The Earth Democratic Federation will need to be a free association of democratic countries who relinquish any claim to the right to use violence to resolve disputes. And an independent, transparent, and democratically-accountable security organization, the Earth Defense Forces, will have to be established to defend anyone across the planet facing life-threatening hazards, whether that be from other people or the planet itself.
The objective is simple: build a democratic international alliance capable of acting as an independent superpower on the global stage.
But not a traditional self-serving superpower like the United States, U.S.S.R., or China — a truly non-aligned movement dedicated to establishing a collective government to manage international affairs.

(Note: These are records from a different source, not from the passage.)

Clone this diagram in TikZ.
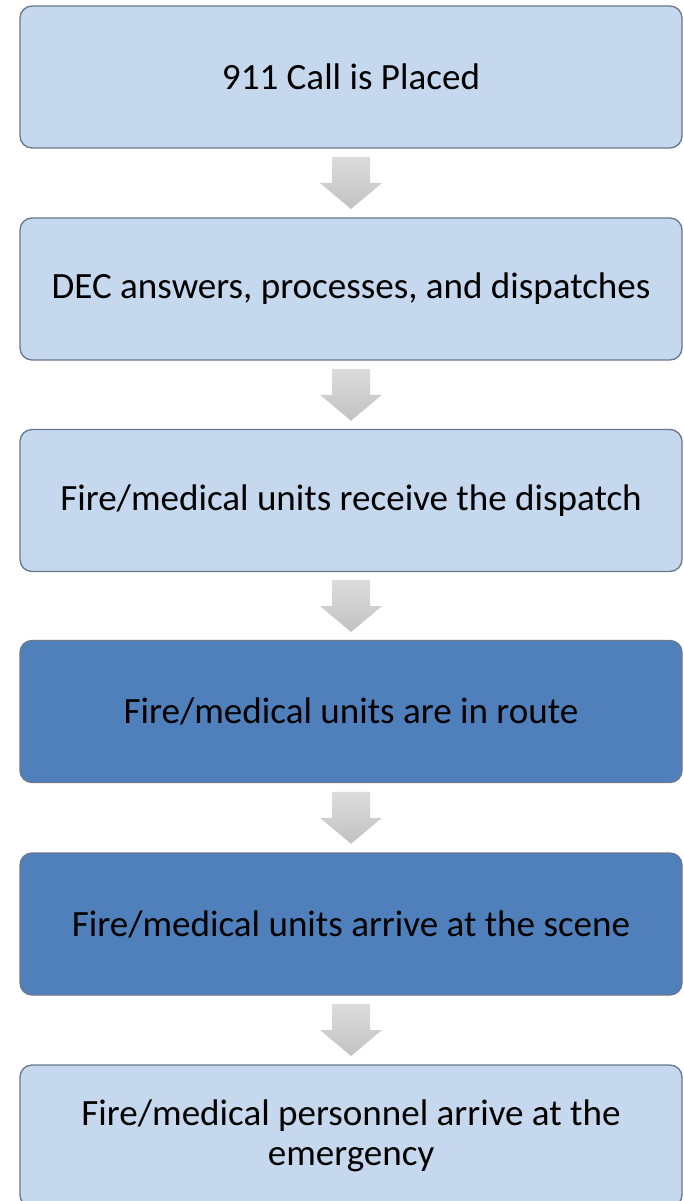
\documentclass[tikz,border=0pt]{standalone}
\usepackage{fontspec}
\setmainfont{Carlito}
\usetikzlibrary{calc}

\definecolor{lightbox}{HTML}{C6D8EE}
\definecolor{darkbox}{HTML}{4F80BC}
\definecolor{boxline}{HTML}{69788A}
\definecolor{arrowtop}{HTML}{DCDCDC}
\definecolor{arrowbot}{HTML}{C2C2C2}

\tikzset{every picture/.style={line width=0.75pt}}
\tikzset{
  flowbox/.style={draw=boxline, line width=1pt, rounded corners=9pt, minimum width=496.5pt,
    minimum height=106.5pt, align=center, font=\fontsize{27.8}{30}\selectfont},
  lightstep/.style={flowbox, fill=lightbox},
  darkstep/.style={flowbox, fill=darkbox},
  blockarrow/.style={top color=arrowtop, bottom color=arrowbot, draw=none}
}

\begin{document}
\begin{tikzpicture}[x=0.75pt,y=0.75pt,yscale=-1,xscale=1]

\useasboundingbox (0,0) rectangle (683,1201);

\node [lightstep] (call) at (351,77) {911 Call is Placed};
\node [lightstep] (dec) at (351,289) {DEC answers, processes, and dispatches};
\node [lightstep] (receive) at (351,500.5) {Fire/medical units receive the dispatch};
\node [darkstep] (route) at (351,711.5) {Fire/medical units are in route};
\node [darkstep] (scene) at (351,924) {Fire/medical units arrive at the scene};
\node [lightstep] (arrive) at (351,1136) {Fire/medical personnel arrive at the\\emergency};

% gray block arrows between the steps
\foreach \a/\b in {call/dec, dec/receive, receive/route, route/scene, scene/arrive} {
  \path (\a.south) -- (\b.north) coordinate[midway] (m);
  \path [blockarrow] ($(m)+(-19,-26)$) -- ($(m)+(19,-26)$) -- ($(m)+(19,0)$) -- ($(m)+(31,0)$)
    -- ($(m)+(0,26)$) -- ($(m)+(-31,0)$) -- ($(m)+(-19,0)$) -- cycle;
}

\end{tikzpicture}
\end{document}
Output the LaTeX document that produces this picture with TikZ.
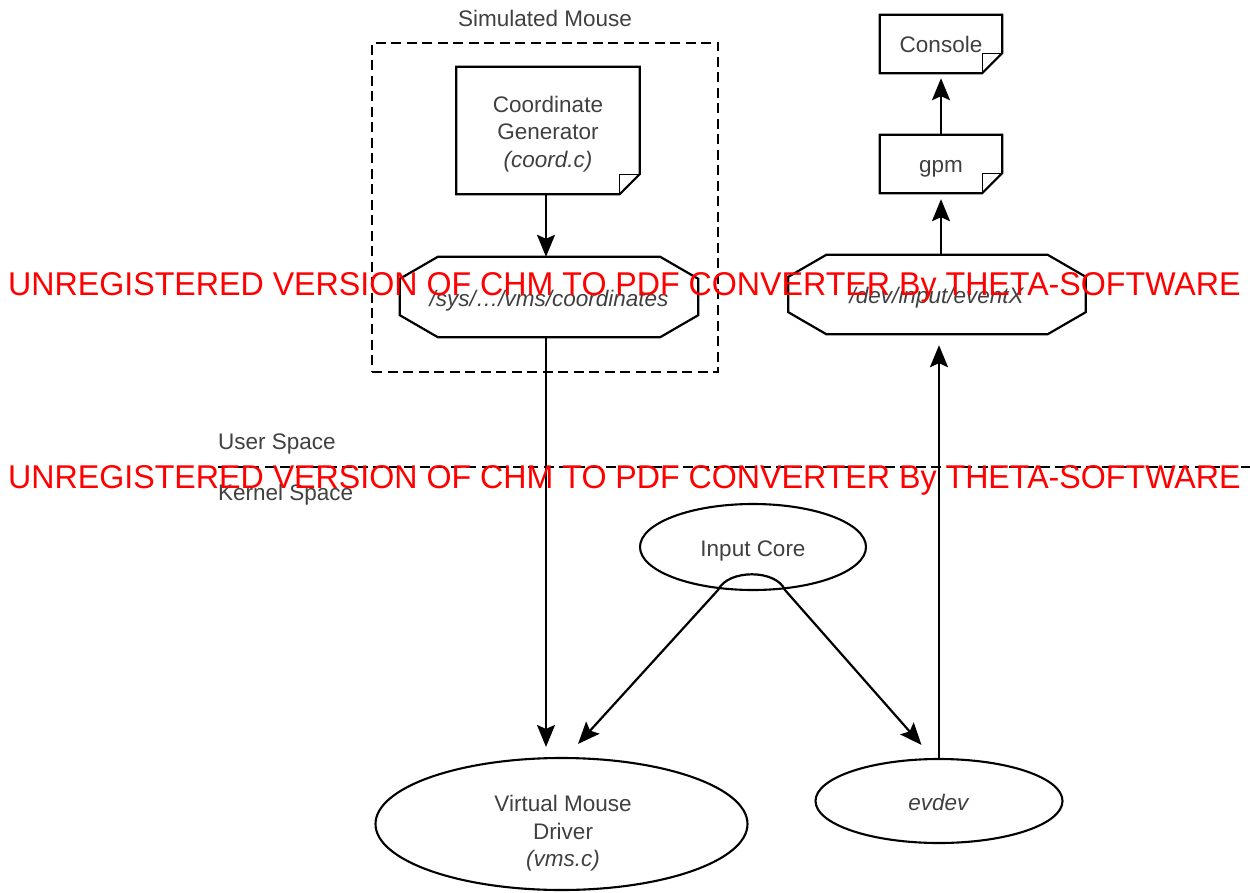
\documentclass[tikz,border=0pt]{standalone}
\usepackage{fontspec}
\setmainfont{Liberation Sans}
\usepackage{graphicx}
\usetikzlibrary{arrows.meta,shapes.geometric}
\definecolor{txt}{gray}{0.25}
\tikzset{
  lbl/.style={font=\fontsize{22.5}{27.5}\selectfont, text=txt, align=center, inner sep=0pt, text height=20pt, text depth=2pt},
  mtext/.style={font=\fontsize{22.5}{27.5}\selectfont, text=txt, align=center, inner sep=0pt},
  box/.style={lbl, draw=none},
  bline/.style={line width=2.2pt, draw=black},
  tip/.tip={Stealth[length=22pt,width=18pt,inset=4pt]},
  arr/.style={bline, -tip},
  dline/.style={line width=2.1pt, draw=black, dash pattern=on 10pt off 5.5pt},
  oval/.style={box, ellipse, draw, line width=2.1pt},
  wmark/.style={anchor=base west, inner sep=0pt, text=red}
}
\newcommand\docshape[1]{%
  \draw[bline, line join=miter] (#1.north west) -- (#1.north east) -- ([yshift=20pt]#1.south east) -- ([xshift=-20pt]#1.south east) -- (#1.south west) -- cycle;
  \draw[line width=1pt] ([xshift=-20pt]#1.south east) -- ([xshift=-20pt,yshift=20pt]#1.south east) -- ([yshift=20pt]#1.south east);}
\newcommand\octshape[1]{%
  \draw[bline, line join=miter] ([xshift=38pt]#1.north west) -- ([xshift=-38pt]#1.north east) -- ([yshift=-22pt]#1.north east) -- ([yshift=22pt]#1.south east) -- ([xshift=-38pt]#1.south east) -- ([xshift=38pt]#1.south west) -- ([yshift=22pt]#1.south west) -- ([yshift=-22pt]#1.north west) -- cycle;}
\begin{document}
\begin{tikzpicture}[x=1pt,y=-1pt]
\useasboundingbox (0,0) rectangle (1250,893);
\fill[white] (0,0) rectangle (1250,893);

% simulated mouse group
\node[lbl] (simlbl) at (545,18) {Simulated Mouse};
\node[dline, draw, minimum width=346pt, minimum height=329pt, inner sep=0pt] (sim) at (545,207.5) {};

\node[box, minimum width=183pt, minimum height=127pt] (cg) at (548,130.5) {};
\docshape{cg}
\node[mtext] (cgt) at (548,134) {Coordinate\\Generator\\\textit{(coord.c)}};
\node[box, minimum width=298pt, minimum height=80pt] (sys) at (549,297) {\textit{/sys/…/vms/coordinates}};
\octshape{sys}

% right column
\node[box, minimum width=122pt, minimum height=58pt] (con) at (941,44) {Console};
\docshape{con}
\node[box, minimum width=122pt, minimum height=58pt] (gpm) at (941,164) {gpm};
\docshape{gpm}
\node[box, minimum width=297pt, minimum height=79pt] (evx) at (937,294.5) {\textit{/dev/input/eventX}};
\octshape{evx}

% separator
\node[lbl, anchor=west] (us) at (218,440) {User Space};
\node[lbl, anchor=west] (ks) at (218,491) {Kernel Space};
\coordinate (sepL) at (218,467);
\coordinate (sepR) at (1250,467);
\draw[dline] (sepL) -- (sepR);

% kernel nodes
\node[oval, minimum width=226pt, minimum height=86pt] (ic) at (753,547) {Input Core};
\node[oval, minimum width=372pt, minimum height=132pt] (vmd) at (561.5,824) {};
\node[mtext] (vmdt) at (563,833.5) {Virtual Mouse\\Driver\\\textit{(vms.c)}};
\node[oval, minimum width=247pt, minimum height=84pt] (ev) at (939,801) {\textit{evdev}};

% connectors
\coordinate (colA) at (546,0);
\draw[arr] (cg.south -| colA) -- (sys.north -| colA);
\draw[arr, shorten >=10pt] (sys.south -| colA) -- (vmd.north -| colA);
\draw[arr, shorten >=5pt] (gpm.north) -- (con.south);
\draw[arr, shorten >=6pt] (evx.north -| gpm.south) -- (gpm.south);
\draw[arr, shorten >=11pt] (ev.north) -- (evx.south -| ev.north);
\draw[bline, tip-tip] ([xshift=16.5pt,yshift=13pt]vmd.north) -- ([xshift=-35pt,yshift=1pt]ic.south)
  .. controls ([xshift=-25pt,yshift=22pt]ic.south) and ([xshift=23pt,yshift=22pt]ic.south) ..
  ([xshift=32pt,yshift=1pt]ic.south) -- ([xshift=-17.5pt,yshift=13pt]ev.north);

% watermark
\node[wmark] (wm1) at (8,295) {\resizebox{1232pt}{23pt}{UNREGISTERED VERSION OF CHM TO PDF CONVERTER By THETA-SOFTWARE}};
\node[wmark] (wm2) at (8,488) {\resizebox{1232pt}{23pt}{UNREGISTERED VERSION OF CHM TO PDF CONVERTER By THETA-SOFTWARE}};
\end{tikzpicture}
\end{document}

The Earth Democratic Federation will focus on trade, human rights, disaster relief, and democratization and build close relationships with disadvantaged communities across the world. A free trade and travel block will be set up with equal democratic representation for all, ensuring trade stays fair and sustainable. And the Earth Defense Forces will be deployed where invited as peacekeepers and nation-builders, helping integrated war-torn regions into the Earth Democratic Federation.
The goal is to become an indispensable trade partner to everyone equipped with a capable and professional defense force able to prevent communal violence and respond to disasters. In other words, what the United States should be and likes to pretend it is, but isn’t and can’t be, because its government was long ago consumed by its State.
A global democratic bulwark against the creeping racial authoritarianism of our time is absolutely necessary and a winning proposition given the increasing political instability in the United States.
Global democracy is the future of humanity — if it is to have a future at all.
The question is how to build it in the time we have left before war, climate change, and resource shortages begin to sap global capacity and wealth.